In a recent post at EconLog, I discussed several phenomena that limit the effectiveness of electoral feedback. One of these is bundling. Each candidate in an election will have power to make policies that impact a wide variety of issues. Yet each citizen has just a single vote. So it’s not clear whether a vote expresses preferences about health policy, foreign policy, or any number of other policy arenas. Moreover, a voter might vote for a candidate whose foreign policy they dislike if they like the candidate’s health policy enough. This bundling means that electoral feedback is at best a very noisy signal about voters’ approval or disapproval of particular policies or actions.

Arnold Kling favorably quoted my post at his Substack, and made a very good point about how this bundling issue impacts not just electoral feedback, but also the feedback associated with interjurisdictional competition:

In the widely-unread Unchecked and Unbalanced, I point out another way that bundling distorts the market for government services. Your local government bundles together law enforcement, property zoning, schools, and other services. There is no way to opt out of the services that you do not like, or to go with alternative providers. The Tiebout hypothesis, which claims that people move to get the mix of governments services that they want, falls apart because of this market failure (among other reasons).

This is an excellent point! Bryan Caplan addressed similar issues in his recent plenary address at the Public Choice Society meetings, titled “Tiebout Was Wrong, but Why?”  While Kling focuses on problems of bundling, Caplan largely focuses on the proposition that “non-profit competition is far inferior to for-profit competition. The ‘competition’ between local governments is like an academic test that doesn’t count for your grade.”

Kling addresses issues related to bundling and what that means for the options that citizen-consumers have. Whereas Caplan largely addresses issues related to the fact that political decision-makers are not residual claimants and therefore face very different incentives than entrepreneurs in a market do.

It may be possible to address both of these issues, though doing so is somewhat radical. To address Kling’s concern, we could consider unbundling various aspects of governance and allowing for non-territorial entry and exit by citizen-consumers. Trent J. MacDonald proposes this and discusses the idea in detail in his excellent book The Political Economy of Non-Territorial Exit: Cryptosecession, which I reviewed for the Review of Austrian Economics.

As I explained in my review:

[MacDonald] draws from the literature on Tiebout competition but notes that Tiebout competition is limited by the costs of moving to a new geographical area. The costs of moving can render the quasi-market for governance and public goods effectively non-competitive. Moreover, public services are often bundled together. For example, in order to move to a school district they prefer, a family might move into a jurisdiction with police services they abhor. They cannot leave that police department’s jurisdiction while remaining in their preferred school district. Unbundling public services from one another and enabling non-territorial exit alleviates these related problems. If we can empower individuals to switch to a new provider of public services without requiring them to abandon the advantages of their current location, then this introduces far more meaningful competition.
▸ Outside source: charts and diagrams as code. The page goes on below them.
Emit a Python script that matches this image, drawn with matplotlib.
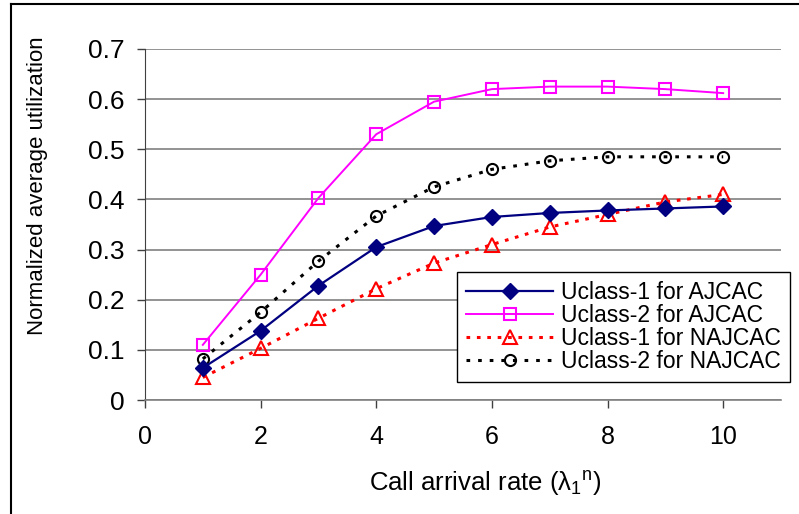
import numpy as np
import matplotlib
matplotlib.use("Agg")
import matplotlib.pyplot as plt
from matplotlib.lines import Line2D

plt.rcParams['font.family'] = ['Liberation Sans', 'DejaVu Sans']
plt.rcParams['mathtext.fontset'] = 'custom'
plt.rcParams['mathtext.rm'] = 'Liberation Sans'
plt.rcParams['mathtext.it'] = 'Liberation Sans'
plt.rcParams['mathtext.default'] = 'regular'

# data
arrival_rate = [1, 2, 3, 4, 5, 6, 7, 8, 9, 10]
u1_ajcac = [0.064, 0.138, 0.228, 0.305, 0.347, 0.365, 0.373, 0.378, 0.382, 0.386]
u2_ajcac = [0.110, 0.250, 0.403, 0.530, 0.595, 0.620, 0.625, 0.625, 0.620, 0.612]
u1_najcac = [0.045, 0.103, 0.163, 0.222, 0.273, 0.310, 0.345, 0.370, 0.395, 0.410]
u2_najcac = [0.082, 0.175, 0.277, 0.367, 0.425, 0.460, 0.477, 0.485, 0.485, 0.485]
x_ticks = [0, 2, 4, 6, 8, 10]
y_ticks = [0, 0.1, 0.2, 0.3, 0.4, 0.5, 0.6, 0.7]

W, H = 799, 514
fig = plt.figure(figsize=(W / 100, H / 100), dpi=100)
ax = fig.add_axes([145 / W, 1 - 400 / H, (781 - 145) / W, (400 - 49) / H])

ax.plot(arrival_rate, u1_ajcac, '-', color='#000080', lw=1.6, marker='D',
        markersize=8, markerfacecolor='#000080', label='Uclass-1 for AJCAC', zorder=4)
ax.plot(arrival_rate, u2_ajcac, '-', color='#FF00FF', lw=1.4, marker='s',
        markersize=9, markerfacecolor='none', markeredgewidth=1.5,
        label='Uclass-2 for AJCAC', zorder=3)
ax.plot(arrival_rate, u1_najcac, color='#FF0000', lw=2.2, linestyle=(0, (1.2, 2.2)),
        marker='^', markersize=10, markerfacecolor='none', markeredgewidth=1.5,
        label='Uclass-1 for NAJCAC', zorder=3)
ax.plot(arrival_rate, u2_najcac, color='black', lw=2.2, linestyle=(0, (1.2, 2.6)),
        marker='o', markersize=8, markerfacecolor='none', markeredgewidth=1.5,
        label='Uclass-2 for NAJCAC', zorder=3)

ax.set_xlim(0, 11)
ax.set_ylim(0, 0.7)
ax.set_xticks(x_ticks)
ax.set_yticks(y_ticks)
ax.set_yticklabels(['0' if v == 0 else f'{v:.1f}' for v in y_ticks])
ax.tick_params(axis='both', direction='out', length=6, width=1, color='#404040')
ax.tick_params(axis='x', pad=12, labelsize=18)
ax.tick_params(axis='y', pad=9, labelsize=19)

ax.grid(axis='y', color='#808080', lw=1.2)
ax.set_axisbelow(True)
for s in ['top', 'right']:
    ax.spines[s].set_visible(False)
ax.spines['left'].set_color('#404040')
ax.spines['bottom'].set_color('#808080')
ax.spines['bottom'].set_linewidth(1.2)

fig.text(485 / W, 1 - 484 / H, r'Call arrival rate (λ$_1$$^n$)', fontsize=18.5,
         ha='center', va='center')
fig.text(38 / W, 1 - 186 / H, 'Normalized average utilization', fontsize=16,
         rotation=90, ha='center', va='center')

leg = ax.legend(loc='upper left', bbox_to_anchor=(457 / W, 1 - 272 / H),
                bbox_transform=fig.transFigure, borderaxespad=0, fontsize=16.5,
                handlelength=3.8, handletextpad=0.35, labelspacing=0.0,
                borderpad=0.4, fancybox=False, framealpha=1, edgecolor='black')
leg.get_frame().set_linewidth(1)

# outer frame of the original picture
fig.add_artist(Line2D([11 / W, 1], [1 - 4 / H, 1 - 4 / H], color='black', lw=1.5))
fig.add_artist(Line2D([11 / W, 11 / W], [0, 1 - 4 / H], color='black', lw=1.5))

fig.savefig('out.png', dpi=100)
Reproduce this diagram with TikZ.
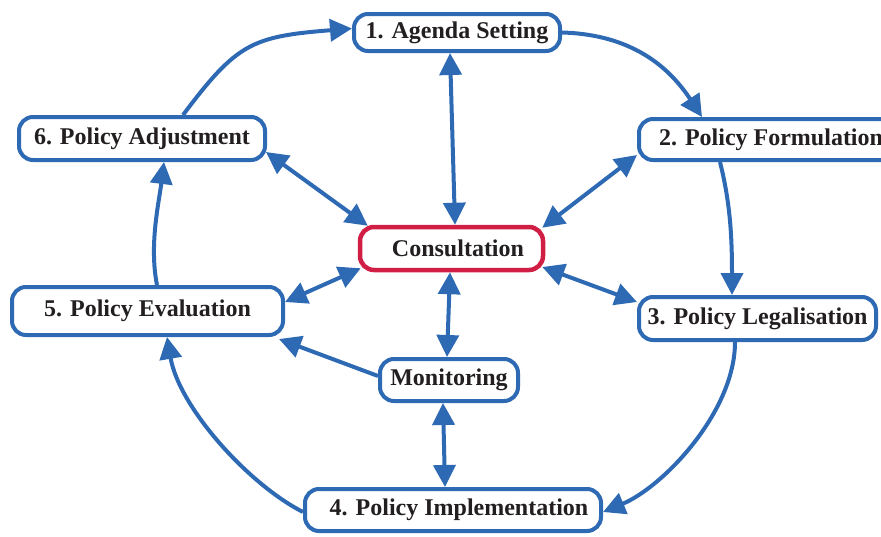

Likewise, if we unbundle services so that an individual’s choice of police services does not determine the educational services they receive, this too enables more competition.
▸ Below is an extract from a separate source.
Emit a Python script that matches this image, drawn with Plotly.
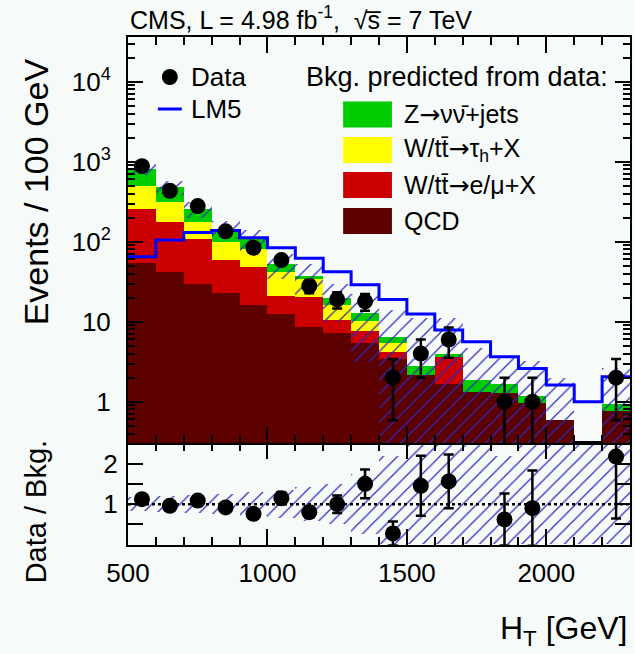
import numpy as np
import plotly.graph_objects as go

# ---------------------------------------------------------------- data
ht_bin_low = list(range(500, 2300, 100))          # 100 GeV bins, 500-2300 GeV
bin_width = 100

data_counts = [880, 434, 279, 135, 84, 59, 28, 19, 18, 2, 4, 6, 0, 1, 1, 0, 0, 2]

# background components (events / 100 GeV)
bkg_qcd = [54, 42, 30, 23, 16, 12.4, 8.7, 7.2, 5.4, 3.4, 2.15, 1.66, 1.33, 1.3, 0.97, 0.59, 0, 0.77]
bkg_lep = [200, 133, 77, 36, 33, 8.6, 11.8, 3.3, 2.2, 0.8, 0, 1.99, 0, 0, 0, 0, 0, 0]
bkg_tau = [243, 135, 71, 41, 32, 21, 13.5, 5.5, 2.7, 1.2, 0, 0, 0, 0, 0, 0, 0, 0]
bkg_znn = [314, 169, 79, 44, 27, 10, 3, 3.6, 2.4, 1.0, 0.65, 0.35, 0.54, 0.35, 0.21, 0, 0, 0.18]

# relative uncertainty on the total background prediction
bkg_rel_unc = [0.17, 0.2, 0.22, 0.25, 0.3, 0.35, 0.42, 0.5, 0.75, 1.2, 3.0, 1.8, 1.5, 1.2, 1.75, 2.4, 3.0, 1.8]

# LM5 signal expectation
lm5 = [65, 105, 130, 138, 112, 84, 62, 42, 29, 19, 12.5, 7.9, 5.6, 3.65, 2.6, 1.62, 1.0, 2.05]

# data / background ratio
ratio = [1.125, 0.96, 1.09, 0.92, 0.76, 1.15, 0.8, 1.0, 1.51, 0.27, 1.46, 1.57, None, 0.62, 0.9, None, None, 2.19]
ratio_err = [0.04, 0.05, 0.07, 0.08, 0.09, 0.15, 0.14, 0.22, 0.36, 0.3, 0.75, 0.67, None, 0.65, 0.94, None, None, 1.55]

# ---------------------------------------------------------------- derived
lo = np.array(ht_bin_low, float)
centers = lo + bin_width / 2
edges = np.append(lo, lo[-1] + bin_width)

qcd = np.array(bkg_qcd)
c_lep = qcd + np.array(bkg_lep)
c_tau = c_lep + np.array(bkg_tau)
total = c_tau + np.array(bkg_znn)
rel = np.array(bkg_rel_unc)

band_hi = total * (1 + rel)
band_lo = np.clip(total * (1 - rel), 0.05, None)
band_mask = total > 0

r_lo = np.clip(1 - rel, 0, None)
r_hi = np.minimum(1 + rel, 3.0)

n = np.array(data_counts, float)
has_data = n > 0
d_err = np.sqrt(n)
d_err_lo = np.minimum(d_err, n - 0.02)

FONT = "Liberation Sans, Arial, Helvetica, sans-serif"
C_ZNN, C_TAU, C_LEP, C_QCD = "#00cc00", "#ffff00", "#cc0000", "#5c0000"
C_LM5 = "#0000ff"
C_HATCH = "#2a2ac0"
BG = "#f6faf8"
ARROW = '<span style="font-family:DejaVu Sans">\u2192</span>'
HATCH = dict(shape="/", fgcolor=C_HATCH, fgopacity=1, size=10, solidity=0.12, fillmode="overlay")

W, H = 635, 654
L, R, T, B = 128, 632, 37, 545           # plot-area pixel box
SPLIT = 443                                # main / ratio boundary


def px(xp):
    return (xp - L) / (R - L)


def py(yp):
    return (B - yp) / (B - T)


fig = go.Figure()

# ---------------------------------------------------------------- main panel
for vals, col in [(total, C_ZNN), (c_tau, C_TAU), (c_lep, C_LEP), (qcd, C_QCD)]:
    v = np.where(vals > 0, vals, np.nan)
    fig.add_trace(go.Bar(x=centers, y=v, width=bin_width, marker=dict(color=col, line=dict(width=0)),
                         xaxis="x2", yaxis="y", showlegend=False, hoverinfo="skip"))

fig.add_trace(go.Bar(
    x=centers[band_mask], y=(band_hi - band_lo)[band_mask], base=band_lo[band_mask], width=bin_width,
    marker=dict(color="rgba(0,0,0,0)", line=dict(width=0), pattern=HATCH),
    xaxis="x2", yaxis="y", showlegend=False, hoverinfo="skip"))

fig.add_trace(go.Scatter(
    x=edges, y=np.append(lm5, lm5[-1]), mode="lines", line=dict(color=C_LM5, width=3, shape="hv"),
    xaxis="x2", yaxis="y", showlegend=False))

fig.add_trace(go.Scatter(
    x=centers[has_data], y=n[has_data], mode="markers",
    marker=dict(color="black", size=16),
    error_y=dict(type="data", array=d_err[has_data], arrayminus=d_err_lo[has_data],
                 color="black", thickness=2.5, width=5),
    xaxis="x2", yaxis="y", showlegend=False))

# ---------------------------------------------------------------- ratio panel
fig.add_trace(go.Bar(
    x=centers, y=r_hi - r_lo, base=r_lo, width=bin_width,
    marker=dict(color="rgba(0,0,0,0)", line=dict(width=0), pattern=HATCH),
    xaxis="x", yaxis="y2", showlegend=False, hoverinfo="skip"))

fig.add_trace(go.Scatter(x=[edges[0], edges[-1]], y=[1, 1], mode="lines",
                         line=dict(color="black", width=2.5, dash="3px,3px"),
                         xaxis="x", yaxis="y2", showlegend=False))

r_arr = np.array([np.nan if v is None else v for v in ratio])
re_arr = np.array([np.nan if v is None else v for v in ratio_err])
ok = ~np.isnan(r_arr)
fig.add_trace(go.Scatter(
    x=centers[ok], y=r_arr[ok], mode="markers", marker=dict(color="black", size=16),
    error_y=dict(type="data", array=re_arr[ok], color="black", thickness=2.5, width=5),
    xaxis="x", yaxis="y2", showlegend=False))

# ---------------------------------------------------------------- axes
split = py(SPLIT)
tick_font = dict(family=FONT, size=26, color="black")
minor_log = [m * 10 ** k for k in range(-1, 5) for m in range(2, 10)]

common_x = dict(range=[500, 2300], showgrid=False, zeroline=False, showline=True, linecolor="black",
                linewidth=2, mirror="allticks", ticks="inside", ticklen=16, tickwidth=2, tickcolor="black",
                tickvals=[500, 1000, 1500, 2000],
                minor=dict(dtick=100, tick0=500, ticks="inside", ticklen=8, tickwidth=1.5,
                           tickcolor="black", showgrid=False))

fig.update_layout(
    width=W, height=H, paper_bgcolor=BG, plot_bgcolor=BG,
    margin=dict(l=L, r=W - R, t=T, b=H - B),
    barmode="overlay", bargap=0,
    font=dict(family=FONT, color="black"),
    xaxis=dict(**common_x, anchor="y2", domain=[0, 1], tickfont=tick_font, ticklabelstandoff=4),
    xaxis2=dict(**common_x, anchor="y", domain=[0, 1], matches="x", showticklabels=False),
    yaxis=dict(type="log", range=[-0.516, 4.559], domain=[split, 1], anchor="x2",
               showgrid=False, zeroline=False, showline=True, linecolor="black", linewidth=2,
               mirror="allticks", ticks="inside", ticklen=15, tickwidth=2, tickcolor="black",
               tickvals=[1, 10, 100, 1000, 10000],
               ticktext=["1", "10", "10<sup>2</sup>", "10<sup>3</sup>", "10<sup>4</sup>"],
               tickfont=tick_font, ticklabelstandoff=10,
               minor=dict(tickmode="array", tickvals=minor_log, ticks="inside", ticklen=7,
                          tickwidth=1.5, tickcolor="black", showgrid=False)),
    yaxis2=dict(range=[-0.02, 2.53], domain=[0, split], anchor="x",
                showgrid=False, zeroline=False, showline=True, linecolor="black", linewidth=2,
                mirror="allticks", ticks="inside", ticklen=15, tickwidth=2, tickcolor="black",
                tickvals=[1, 2], tickfont=tick_font, ticklabelstandoff=3,
                minor=dict(tickmode="array", tickvals=[0.5, 1.5], ticks="inside", ticklen=15,
                           tickwidth=2, tickcolor="black", showgrid=False)),
)

# ---------------------------------------------------------------- titles
ann = []
ann.append(dict(text="CMS, L = 4.98 fb<sup>-1</sup>,  \u221as\u0305 = 7 TeV", x=px(128), y=py(18),
                xanchor="left", yanchor="middle", font=dict(size=25)))
ann.append(dict(text="Events / 100 GeV", x=px(36), y=py(192), textangle=-90,
                xanchor="center", yanchor="middle", font=dict(size=34)))
ann.append(dict(text="Data / Bkg.", x=px(36), y=py(512), textangle=-90,
                xanchor="center", yanchor="middle", font=dict(size=29)))
ann.append(dict(text="H<sub>T</sub> [GeV]", x=px(632), y=py(630),
                xanchor="right", yanchor="middle", font=dict(size=32)))

# ---------------------------------------------------------------- legend
shapes = []
shapes.append(dict(type="circle", xref="paper", yref="paper", x0=px(162), x1=px(178), y0=py(85), y1=py(69),
                   fillcolor="black", line=dict(width=0)))
shapes.append(dict(type="line", xref="paper", yref="paper", x0=px(158), x1=px(182), y0=py(109), y1=py(109),
                   line=dict(color=C_LM5, width=3)))
ann.append(dict(text="Data", x=px(189), y=py(77), xanchor="left", yanchor="middle", font=dict(size=26)))
ann.append(dict(text="LM5", x=px(189), y=py(109), xanchor="left", yanchor="middle", font=dict(size=26)))
ann.append(dict(text="Bkg. predicted from data:", x=px(305), y=py(77), xanchor="left", yanchor="middle",
                font=dict(size=27)))

entries = [(C_ZNN, "Z" + ARROW + "\u03bd\u03bd\u0304+jets", 114.5),
           (C_TAU, "W/tt\u0304" + ARROW + "\u03c4<sub>h</sub>+X", 150),
           (C_LEP, "W/tt\u0304" + ARROW + "e/\u03bc+X", 185),
           (C_QCD, "QCD", 221)]
for col, label, yc in entries:
    shapes.append(dict(type="rect", xref="paper", yref="paper", x0=px(344), x1=px(393),
                       y0=py(yc + 13), y1=py(yc - 13), fillcolor=col, line=dict(width=0)))
    ann.append(dict(text=label, x=px(403), y=py(yc), xanchor="left", yanchor="middle", font=dict(size=25)))

for a in ann:
    a.update(xref="paper", yref="paper", showarrow=False)
    a["font"] = dict(family=FONT, color="black", size=a["font"]["size"])

fig.update_layout(annotations=ann, shapes=shapes)

fig.write_html("out.html")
So MacDonald specifically discusses unbundling and non-territorial exit as a way to address real-world limitations to Tiebout competition.

What about Caplan’s concerns about motivations, incentives, and residual claimants? Well, one thing that could be done is turning more local government services over to for-profit entrepreneurs operating in a competitive market. In the limit, this might take the form of market anarchism or anarcho-capitalism, in which even law and security are provided on the market!

There’s plenty of room for research on the sources of “quasimarket failure.”  Perhaps one way to alleviate these failures is to take the “quasi” out of “quasimarket”!